Teaching Students to Write Good Code

Writing good code is much harder than reading bad code in much the same way that writing a good paragraph is much harder than reading a bad one. So while it is important that student learn to read bad code early in the process of learning, having them write code becomes a better indicator of their ability very quickly.

Every programming curriculum has students write code, but often the code segments they are made to write are no longer than the code segments they are made to read on a test.

For example, a lesson on for loops will often only require students read, debug, or write 4-5 code segments, each containing only a single for loop. Very few of these will contain more than 15-20 lines of code unless Java is the programming language of instruction, and in that case the extra length is solely because of the structure of the programming language.

By comparison, in a project I have written in Javascript (the language used in all the examples here), I have a for loop with 13 lines of code in it, several of which call other 10-20 line functions I had to write in that project. When looking at real projects, most programmers would say that a small project runs 300-500 lines of code (depending upon the language). This is 20 times the length of the assignments that most curricula have students spend 80% of their time on.

In my experience, this massive gap in size means students feel uncomfortable when working on a real project. This would be like students completing High School without ever writing anything longer than a paragraph. You can certainly learn a lot about writing by writing shorter segments, but if students are to be expected to produce longer work, they must practice it.

Real-life Projects

As I stated earlier, a small project runs 300-500 lines of code. This encompasses almost all “hobbyist” projects that students might take on to add to their resume. Real life programs can run into the millions of lines of code.

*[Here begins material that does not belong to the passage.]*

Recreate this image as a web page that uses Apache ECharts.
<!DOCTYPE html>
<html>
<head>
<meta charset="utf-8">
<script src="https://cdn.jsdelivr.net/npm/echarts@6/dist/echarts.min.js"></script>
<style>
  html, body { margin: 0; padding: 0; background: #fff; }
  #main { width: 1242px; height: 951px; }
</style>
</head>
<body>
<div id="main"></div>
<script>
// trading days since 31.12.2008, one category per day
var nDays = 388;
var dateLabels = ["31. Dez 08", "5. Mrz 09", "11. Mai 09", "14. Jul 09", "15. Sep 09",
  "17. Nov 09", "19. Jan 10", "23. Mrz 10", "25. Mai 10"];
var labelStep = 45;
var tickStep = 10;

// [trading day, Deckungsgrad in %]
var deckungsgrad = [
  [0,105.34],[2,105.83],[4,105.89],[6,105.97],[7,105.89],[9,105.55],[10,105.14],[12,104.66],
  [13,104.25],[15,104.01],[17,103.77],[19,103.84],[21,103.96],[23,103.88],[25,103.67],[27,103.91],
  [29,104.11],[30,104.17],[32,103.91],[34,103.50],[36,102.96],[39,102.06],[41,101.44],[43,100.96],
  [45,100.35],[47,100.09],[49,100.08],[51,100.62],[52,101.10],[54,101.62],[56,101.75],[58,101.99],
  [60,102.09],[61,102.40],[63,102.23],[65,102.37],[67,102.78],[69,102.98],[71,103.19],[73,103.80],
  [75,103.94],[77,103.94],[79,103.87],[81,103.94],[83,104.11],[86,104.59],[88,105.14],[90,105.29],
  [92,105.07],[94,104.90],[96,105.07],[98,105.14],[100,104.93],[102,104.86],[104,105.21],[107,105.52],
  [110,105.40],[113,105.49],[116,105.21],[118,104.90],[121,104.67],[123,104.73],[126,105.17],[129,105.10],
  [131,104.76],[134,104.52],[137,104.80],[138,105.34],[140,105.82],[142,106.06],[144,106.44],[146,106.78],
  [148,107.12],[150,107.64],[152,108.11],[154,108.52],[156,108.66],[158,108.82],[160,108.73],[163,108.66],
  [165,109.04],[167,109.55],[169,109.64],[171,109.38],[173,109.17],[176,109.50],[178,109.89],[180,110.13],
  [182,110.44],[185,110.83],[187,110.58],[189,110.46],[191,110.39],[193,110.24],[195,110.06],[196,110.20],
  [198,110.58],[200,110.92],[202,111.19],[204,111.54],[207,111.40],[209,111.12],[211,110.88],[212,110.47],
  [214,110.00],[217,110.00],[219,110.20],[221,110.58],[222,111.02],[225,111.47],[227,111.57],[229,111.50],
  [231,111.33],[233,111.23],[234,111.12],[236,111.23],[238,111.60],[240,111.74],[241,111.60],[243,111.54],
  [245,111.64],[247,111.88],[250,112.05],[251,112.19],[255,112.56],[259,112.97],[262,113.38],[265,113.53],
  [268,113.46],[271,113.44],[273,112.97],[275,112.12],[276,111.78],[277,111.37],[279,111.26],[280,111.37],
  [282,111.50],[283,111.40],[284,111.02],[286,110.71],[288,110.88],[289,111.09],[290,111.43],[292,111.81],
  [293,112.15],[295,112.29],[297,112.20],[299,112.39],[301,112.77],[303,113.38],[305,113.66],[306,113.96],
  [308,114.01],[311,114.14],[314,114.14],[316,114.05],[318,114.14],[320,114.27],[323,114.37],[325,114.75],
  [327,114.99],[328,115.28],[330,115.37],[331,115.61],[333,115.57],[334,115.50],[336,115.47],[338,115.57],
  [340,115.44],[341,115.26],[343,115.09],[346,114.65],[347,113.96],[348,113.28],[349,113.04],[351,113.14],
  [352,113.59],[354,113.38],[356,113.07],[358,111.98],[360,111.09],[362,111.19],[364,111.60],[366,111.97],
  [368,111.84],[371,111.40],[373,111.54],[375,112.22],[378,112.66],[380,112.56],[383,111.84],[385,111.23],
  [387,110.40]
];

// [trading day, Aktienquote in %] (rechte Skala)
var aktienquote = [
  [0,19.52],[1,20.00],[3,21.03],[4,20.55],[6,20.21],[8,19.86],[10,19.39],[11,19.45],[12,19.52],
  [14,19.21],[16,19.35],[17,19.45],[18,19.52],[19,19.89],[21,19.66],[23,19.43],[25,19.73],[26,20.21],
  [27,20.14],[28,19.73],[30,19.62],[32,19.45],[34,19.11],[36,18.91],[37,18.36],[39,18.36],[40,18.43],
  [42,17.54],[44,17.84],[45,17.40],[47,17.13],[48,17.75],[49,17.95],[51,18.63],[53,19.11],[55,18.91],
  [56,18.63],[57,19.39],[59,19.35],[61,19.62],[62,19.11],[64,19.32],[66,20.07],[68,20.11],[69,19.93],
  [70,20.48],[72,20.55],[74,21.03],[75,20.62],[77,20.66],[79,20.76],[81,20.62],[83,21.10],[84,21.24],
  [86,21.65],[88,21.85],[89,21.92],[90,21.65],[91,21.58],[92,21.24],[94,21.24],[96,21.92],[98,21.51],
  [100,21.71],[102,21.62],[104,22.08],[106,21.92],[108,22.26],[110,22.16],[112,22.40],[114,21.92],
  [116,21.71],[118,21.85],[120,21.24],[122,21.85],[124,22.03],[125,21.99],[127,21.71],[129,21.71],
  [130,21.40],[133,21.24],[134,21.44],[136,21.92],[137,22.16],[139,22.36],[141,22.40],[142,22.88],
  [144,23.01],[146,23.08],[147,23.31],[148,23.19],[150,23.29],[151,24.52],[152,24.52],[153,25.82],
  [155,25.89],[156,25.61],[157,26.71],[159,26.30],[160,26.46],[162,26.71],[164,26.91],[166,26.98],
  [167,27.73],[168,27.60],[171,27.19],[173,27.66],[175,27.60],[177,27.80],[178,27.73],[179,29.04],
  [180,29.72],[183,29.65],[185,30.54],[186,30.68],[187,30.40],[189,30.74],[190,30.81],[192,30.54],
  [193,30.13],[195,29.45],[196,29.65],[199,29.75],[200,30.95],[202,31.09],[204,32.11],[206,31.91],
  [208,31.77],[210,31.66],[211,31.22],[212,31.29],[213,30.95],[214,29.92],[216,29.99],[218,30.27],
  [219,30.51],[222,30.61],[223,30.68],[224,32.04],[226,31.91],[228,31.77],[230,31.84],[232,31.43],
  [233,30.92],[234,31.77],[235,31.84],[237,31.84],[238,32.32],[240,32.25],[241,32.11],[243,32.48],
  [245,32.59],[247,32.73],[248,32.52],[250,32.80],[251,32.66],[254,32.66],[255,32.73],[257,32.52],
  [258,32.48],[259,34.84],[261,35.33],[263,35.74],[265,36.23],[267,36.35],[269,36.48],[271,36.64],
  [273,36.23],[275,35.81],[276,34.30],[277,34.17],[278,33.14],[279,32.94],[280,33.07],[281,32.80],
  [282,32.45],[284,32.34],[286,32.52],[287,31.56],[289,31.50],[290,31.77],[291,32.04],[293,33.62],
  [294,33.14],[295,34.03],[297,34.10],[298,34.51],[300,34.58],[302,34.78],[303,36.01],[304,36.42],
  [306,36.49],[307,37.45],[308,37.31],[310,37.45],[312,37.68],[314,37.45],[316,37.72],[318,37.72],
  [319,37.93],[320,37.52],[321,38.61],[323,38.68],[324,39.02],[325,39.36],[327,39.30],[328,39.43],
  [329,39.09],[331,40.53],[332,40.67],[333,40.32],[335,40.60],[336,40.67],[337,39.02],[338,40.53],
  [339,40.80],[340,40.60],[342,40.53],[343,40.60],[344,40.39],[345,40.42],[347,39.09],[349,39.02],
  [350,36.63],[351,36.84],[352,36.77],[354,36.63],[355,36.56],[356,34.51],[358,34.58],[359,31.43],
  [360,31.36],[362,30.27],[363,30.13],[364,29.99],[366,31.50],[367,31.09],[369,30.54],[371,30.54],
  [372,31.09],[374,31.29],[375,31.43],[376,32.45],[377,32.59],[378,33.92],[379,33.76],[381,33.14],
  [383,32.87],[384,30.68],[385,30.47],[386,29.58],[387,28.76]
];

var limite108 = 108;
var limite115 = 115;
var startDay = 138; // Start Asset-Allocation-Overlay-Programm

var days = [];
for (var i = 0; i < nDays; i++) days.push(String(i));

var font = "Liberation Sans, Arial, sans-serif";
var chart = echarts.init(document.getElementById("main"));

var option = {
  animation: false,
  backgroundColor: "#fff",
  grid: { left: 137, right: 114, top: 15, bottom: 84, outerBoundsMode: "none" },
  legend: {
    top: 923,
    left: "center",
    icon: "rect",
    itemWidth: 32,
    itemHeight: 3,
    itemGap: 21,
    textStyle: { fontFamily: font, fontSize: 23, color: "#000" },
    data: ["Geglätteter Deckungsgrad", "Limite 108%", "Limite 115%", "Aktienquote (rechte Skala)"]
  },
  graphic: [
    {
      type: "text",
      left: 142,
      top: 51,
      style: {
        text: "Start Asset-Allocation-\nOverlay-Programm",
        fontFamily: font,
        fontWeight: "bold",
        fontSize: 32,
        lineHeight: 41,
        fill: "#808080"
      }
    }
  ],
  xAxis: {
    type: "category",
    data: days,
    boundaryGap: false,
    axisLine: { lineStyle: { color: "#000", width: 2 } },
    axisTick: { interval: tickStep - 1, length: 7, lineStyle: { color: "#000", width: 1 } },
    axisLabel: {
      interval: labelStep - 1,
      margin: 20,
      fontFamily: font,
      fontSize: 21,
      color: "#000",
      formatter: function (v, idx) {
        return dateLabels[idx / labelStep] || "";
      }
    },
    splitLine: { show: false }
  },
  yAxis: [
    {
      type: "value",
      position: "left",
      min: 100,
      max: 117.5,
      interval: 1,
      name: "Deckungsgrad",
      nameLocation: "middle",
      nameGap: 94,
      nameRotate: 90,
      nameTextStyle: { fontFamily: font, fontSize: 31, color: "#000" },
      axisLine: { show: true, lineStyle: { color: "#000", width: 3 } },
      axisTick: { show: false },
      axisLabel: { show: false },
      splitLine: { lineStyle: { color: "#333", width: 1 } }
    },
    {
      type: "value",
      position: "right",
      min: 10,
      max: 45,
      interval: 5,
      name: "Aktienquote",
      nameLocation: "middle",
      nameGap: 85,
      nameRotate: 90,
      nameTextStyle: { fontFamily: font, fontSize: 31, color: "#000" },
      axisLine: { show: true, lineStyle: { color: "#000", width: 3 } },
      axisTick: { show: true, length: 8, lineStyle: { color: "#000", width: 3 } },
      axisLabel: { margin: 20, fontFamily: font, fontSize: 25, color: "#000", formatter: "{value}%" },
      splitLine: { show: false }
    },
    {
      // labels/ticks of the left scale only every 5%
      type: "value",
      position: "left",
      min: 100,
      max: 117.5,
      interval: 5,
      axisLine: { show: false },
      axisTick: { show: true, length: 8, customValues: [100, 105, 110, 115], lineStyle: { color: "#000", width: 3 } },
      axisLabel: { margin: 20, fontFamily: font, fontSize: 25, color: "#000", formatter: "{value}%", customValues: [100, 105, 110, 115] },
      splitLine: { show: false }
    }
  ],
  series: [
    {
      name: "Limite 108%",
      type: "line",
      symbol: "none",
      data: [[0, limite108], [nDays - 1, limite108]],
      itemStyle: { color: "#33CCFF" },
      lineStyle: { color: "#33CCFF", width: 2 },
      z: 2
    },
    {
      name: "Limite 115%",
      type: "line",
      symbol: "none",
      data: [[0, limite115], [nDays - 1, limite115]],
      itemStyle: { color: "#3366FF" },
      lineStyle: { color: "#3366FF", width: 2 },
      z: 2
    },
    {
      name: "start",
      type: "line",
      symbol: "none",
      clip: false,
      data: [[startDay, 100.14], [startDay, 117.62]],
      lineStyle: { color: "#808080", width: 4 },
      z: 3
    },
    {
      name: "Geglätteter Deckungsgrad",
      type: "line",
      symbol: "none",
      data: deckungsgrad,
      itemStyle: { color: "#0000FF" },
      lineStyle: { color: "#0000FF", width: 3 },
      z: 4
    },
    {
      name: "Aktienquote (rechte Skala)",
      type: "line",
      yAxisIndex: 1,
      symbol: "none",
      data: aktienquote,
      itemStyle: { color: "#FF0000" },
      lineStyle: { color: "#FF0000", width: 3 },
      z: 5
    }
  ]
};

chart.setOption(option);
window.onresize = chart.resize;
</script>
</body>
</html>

Even a project of 300 lines requires far more skill at managing complexity than a project of 20 to 30 lines. Larger projects require the programmer to hold more complexity in their heads while programming. Unless that programmer has learned techniques to isolate the parts of the project from each other so they can treat them as a number of isolate projects.

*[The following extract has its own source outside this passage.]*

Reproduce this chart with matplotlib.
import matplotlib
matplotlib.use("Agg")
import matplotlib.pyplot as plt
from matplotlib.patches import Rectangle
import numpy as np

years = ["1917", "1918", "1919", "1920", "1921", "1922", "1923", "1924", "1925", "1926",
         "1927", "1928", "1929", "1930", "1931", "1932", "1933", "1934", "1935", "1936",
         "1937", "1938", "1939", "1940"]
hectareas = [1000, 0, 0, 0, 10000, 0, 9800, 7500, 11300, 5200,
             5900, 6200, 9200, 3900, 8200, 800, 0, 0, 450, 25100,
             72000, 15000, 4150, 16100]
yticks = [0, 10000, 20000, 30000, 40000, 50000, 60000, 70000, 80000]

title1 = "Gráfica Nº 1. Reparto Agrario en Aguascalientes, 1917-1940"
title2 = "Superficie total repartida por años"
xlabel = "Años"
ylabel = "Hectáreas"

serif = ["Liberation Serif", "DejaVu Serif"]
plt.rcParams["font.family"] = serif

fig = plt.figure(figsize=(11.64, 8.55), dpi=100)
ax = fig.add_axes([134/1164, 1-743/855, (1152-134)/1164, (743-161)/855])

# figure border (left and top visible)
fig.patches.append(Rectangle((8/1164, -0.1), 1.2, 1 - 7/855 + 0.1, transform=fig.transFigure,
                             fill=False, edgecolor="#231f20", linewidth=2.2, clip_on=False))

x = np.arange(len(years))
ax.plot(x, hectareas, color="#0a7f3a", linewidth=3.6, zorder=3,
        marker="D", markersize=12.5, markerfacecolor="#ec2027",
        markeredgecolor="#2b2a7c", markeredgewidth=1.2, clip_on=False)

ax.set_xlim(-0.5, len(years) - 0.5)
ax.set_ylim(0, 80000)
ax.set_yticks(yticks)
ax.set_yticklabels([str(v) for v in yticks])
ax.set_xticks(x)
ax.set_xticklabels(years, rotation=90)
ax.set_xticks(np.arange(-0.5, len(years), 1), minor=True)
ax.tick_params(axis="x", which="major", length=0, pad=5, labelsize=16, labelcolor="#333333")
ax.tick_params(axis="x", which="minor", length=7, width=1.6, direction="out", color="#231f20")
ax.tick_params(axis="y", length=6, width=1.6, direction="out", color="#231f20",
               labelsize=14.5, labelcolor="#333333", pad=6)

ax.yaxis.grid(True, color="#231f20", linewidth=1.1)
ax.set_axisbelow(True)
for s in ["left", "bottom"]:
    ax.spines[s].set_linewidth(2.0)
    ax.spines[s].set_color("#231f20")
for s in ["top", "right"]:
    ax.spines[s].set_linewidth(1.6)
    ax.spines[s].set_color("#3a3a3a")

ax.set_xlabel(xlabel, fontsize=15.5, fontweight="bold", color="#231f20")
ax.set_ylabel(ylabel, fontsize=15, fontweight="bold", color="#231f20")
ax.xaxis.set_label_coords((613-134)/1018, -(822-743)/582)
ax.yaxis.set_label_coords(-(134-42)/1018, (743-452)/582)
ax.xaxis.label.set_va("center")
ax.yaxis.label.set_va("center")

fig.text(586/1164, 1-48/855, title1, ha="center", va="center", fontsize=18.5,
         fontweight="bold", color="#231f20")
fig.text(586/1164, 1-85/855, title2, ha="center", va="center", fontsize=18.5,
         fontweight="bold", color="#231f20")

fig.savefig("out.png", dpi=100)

For many projects, the cycle will look something like this:

  1. The programmer adds new features, code, or bugfixes to the project.
  2. The project grows too large for the programmer to reason about.
  3. The programmer redesigns some part of the project to reduce its complexity or isolate it from the rest of the project.
  4. The programmer can now reason about the project enough to add more features, code, and bugfixes.

Step 3 - called “refactoring” by programmers - is the most challenging skill to develop, and it can only really be practiced in projects large enough to need them.

Looking Ahead

This framework seems to me to be the most effective way to teach Computer Science. Because of its focus on projects to drive learning, it mimics the actual development project of most real-world programming projects.

In future articles in this series, I will look at the daily structure of project work in my classes and outline how I use a tool called the “Guide to Success” to promote student meta-thinking about their projects and learning.